Exercise brief:
Copy out the data exactly, leaving the pictures behind.

Collected material:
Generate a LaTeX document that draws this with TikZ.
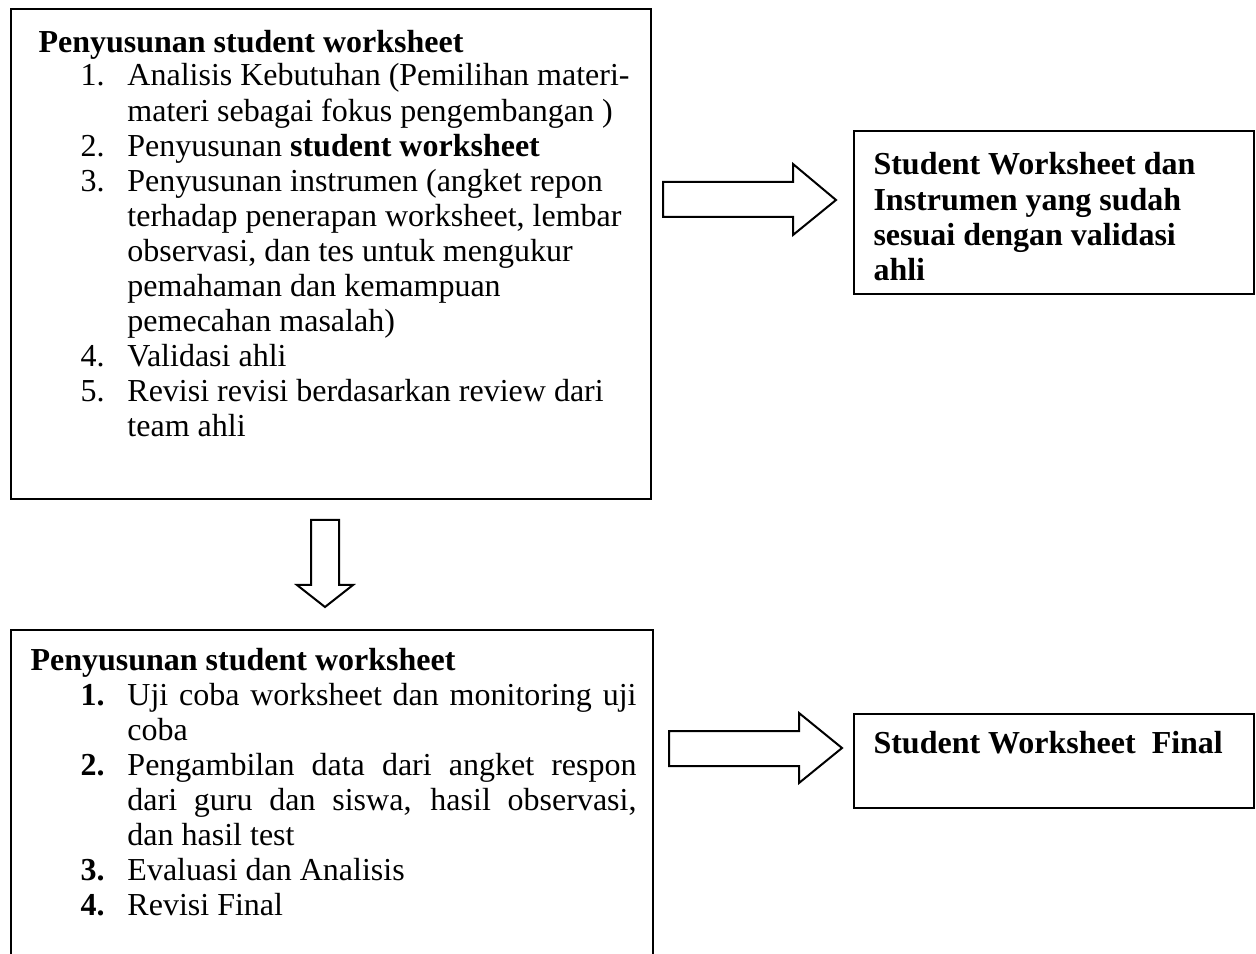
\documentclass[tikz,border=0pt]{standalone}
\usepackage{fontspec}
\setmainfont{Liberation Serif}
\newcommand{\jline}[1]{\makebox[190.9pt][s]{#1}}
\begin{document}
\begin{tikzpicture}[x=0.375pt,y=-0.375pt,
  box/.style={draw, line width=0.75pt, inner sep=0pt, anchor=north west},
  blk/.style={draw, line width=0.75pt, line join=miter},
  txt/.style={inner sep=0pt, anchor=base west, font=\fontsize{12}{13.15}\selectfont}]
\useasboundingbox (0,0) rectangle (1256,954);
% boxes
\node[box, minimum width=240pt, minimum height=183.75pt] (b1) at (10,8) {};
\node[box, minimum width=150pt, minimum height=61.125pt] (b2) at (853,130) {};
\node[box, minimum width=240.75pt, minimum height=130pt] (b3) at (10,629) {};
\node[box, minimum width=150pt, minimum height=35.25pt] (b4) at (853,713) {};
% box 1 text
\node[txt] (t1) at (38,53) {\textbf{Penyusunan student worksheet}};
\node[txt] (l1) at (80,86) {\begin{tabular}[t]{@{}p{17.6pt}@{}l@{}}
1. & Analisis Kebutuhan (Pemilihan materi-\\
   & materi sebagai fokus pengembangan )\\
2. & Penyusunan \textbf{student worksheet}\\
3. & Penyusunan instrumen (angket repon\\
   & terhadap penerapan worksheet, lembar\\
   & observasi, dan tes untuk mengukur\\
   & pemahaman dan kemampuan\\
   & pemecahan masalah)\\
4. & Validasi ahli\\
5. & Revisi revisi berdasarkan review dari\\
   & team ahli
\end{tabular}};
% box 2 text
\node[txt] (t2) at (873,175) {\begin{tabular}[t]{@{}l@{}}
\textbf{Student Worksheet dan}\\
\textbf{Instrumen yang sudah}\\
\textbf{sesuai dengan validasi}\\
\textbf{ahli}
\end{tabular}};
% box 3 text
\node[txt] (t3) at (30,670) {\textbf{Penyusunan student worksheet}};
\node[txt] (l3) at (80,705) {\begin{tabular}[t]{@{}p{17.6pt}@{}l@{}}
\textbf{1.} & \jline{Uji coba worksheet dan monitoring uji}\\
   & coba\\
\textbf{2.} & \jline{Pengambilan data dari angket respon}\\
   & \jline{dari guru dan siswa, hasil observasi,}\\
   & dan hasil test\\
\textbf{3.} & Evaluasi dan Analisis\\
\textbf{4.} & Revisi Final
\end{tabular}};
% box 4 text
\node[txt] (t4) at (873,753) {\textbf{Student Worksheet\ \ Final}};
% block arrows
\coordinate (a1s) at (663,182);
\coordinate (a1t) at (836,200);
\draw[blk] (a1s) -- (793,182) -- (793,164) -- (a1t) -- (793,235) -- (793,217) -- (663,217) -- cycle;
\coordinate (a2s) at (311,520);
\coordinate (a2t) at (325,607);
\draw[blk] (a2s) -- (339,520) -- (339,585) -- (353,585) -- (a2t) -- (297,585) -- (311,585) -- cycle;
\coordinate (a3s) at (669,731);
\coordinate (a3t) at (842,748);
\draw[blk] (a3s) -- (799,731) -- (799,713) -- (a3t) -- (799,783) -- (799,766) -- (669,766) -- cycle;
\end{tikzpicture}
\end{document}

Solution:
Generate a LaTeX document that draws this with TikZ.
\documentclass[tikz,border=0pt]{standalone}
\usepackage{fontspec}
\setmainfont{Liberation Serif}
\newcommand{\jline}[1]{\makebox[190.9pt][s]{#1}}
\begin{document}
\begin{tikzpicture}[x=0.375pt,y=-0.375pt,
  box/.style={draw, line width=0.75pt, inner sep=0pt, anchor=north west},
  blk/.style={draw, line width=0.75pt, line join=miter},
  txt/.style={inner sep=0pt, anchor=base west, font=\fontsize{12}{13.15}\selectfont}]
\useasboundingbox (0,0) rectangle (1256,954);
% boxes
\node[box, minimum width=240pt, minimum height=183.75pt] (b1) at (10,8) {};
\node[box, minimum width=150pt, minimum height=61.125pt] (b2) at (853,130) {};
\node[box, minimum width=240.75pt, minimum height=130pt] (b3) at (10,629) {};
\node[box, minimum width=150pt, minimum height=35.25pt] (b4) at (853,713) {};
% box 1 text
\node[txt] (t1) at (38,53) {\textbf{Penyusunan student worksheet}};
\node[txt] (l1) at (80,86) {\begin{tabular}[t]{@{}p{17.6pt}@{}l@{}}
1. & Analisis Kebutuhan (Pemilihan materi-\\
   & materi sebagai fokus pengembangan )\\
2. & Penyusunan \textbf{student worksheet}\\
3. & Penyusunan instrumen (angket repon\\
   & terhadap penerapan worksheet, lembar\\
   & observasi, dan tes untuk mengukur\\
   & pemahaman dan kemampuan\\
   & pemecahan masalah)\\
4. & Validasi ahli\\
5. & Revisi revisi berdasarkan review dari\\
   & team ahli
\end{tabular}};
% box 2 text
\node[txt] (t2) at (873,175) {\begin{tabular}[t]{@{}l@{}}
\textbf{Student Worksheet dan}\\
\textbf{Instrumen yang sudah}\\
\textbf{sesuai dengan validasi}\\
\textbf{ahli}
\end{tabular}};
% box 3 text
\node[txt] (t3) at (30,670) {\textbf{Penyusunan student worksheet}};
\node[txt] (l3) at (80,705) {\begin{tabular}[t]{@{}p{17.6pt}@{}l@{}}
\textbf{1.} & \jline{Uji coba worksheet dan monitoring uji}\\
   & coba\\
\textbf{2.} & \jline{Pengambilan data dari angket respon}\\
   & \jline{dari guru dan siswa, hasil observasi,}\\
   & dan hasil test\\
\textbf{3.} & Evaluasi dan Analisis\\
\textbf{4.} & Revisi Final
\end{tabular}};
% box 4 text
\node[txt] (t4) at (873,753) {\textbf{Student Worksheet\ \ Final}};
% block arrows
\coordinate (a1s) at (663,182);
\coordinate (a1t) at (836,200);
\draw[blk] (a1s) -- (793,182) -- (793,164) -- (a1t) -- (793,235) -- (793,217) -- (663,217) -- cycle;
\coordinate (a2s) at (311,520);
\coordinate (a2t) at (325,607);
\draw[blk] (a2s) -- (339,520) -- (339,585) -- (353,585) -- (a2t) -- (297,585) -- (311,585) -- cycle;
\coordinate (a3s) at (669,731);
\coordinate (a3t) at (842,748);
\draw[blk] (a3s) -- (799,731) -- (799,713) -- (a3t) -- (799,783) -- (799,766) -- (669,766) -- cycle;
\end{tikzpicture}
\end{document}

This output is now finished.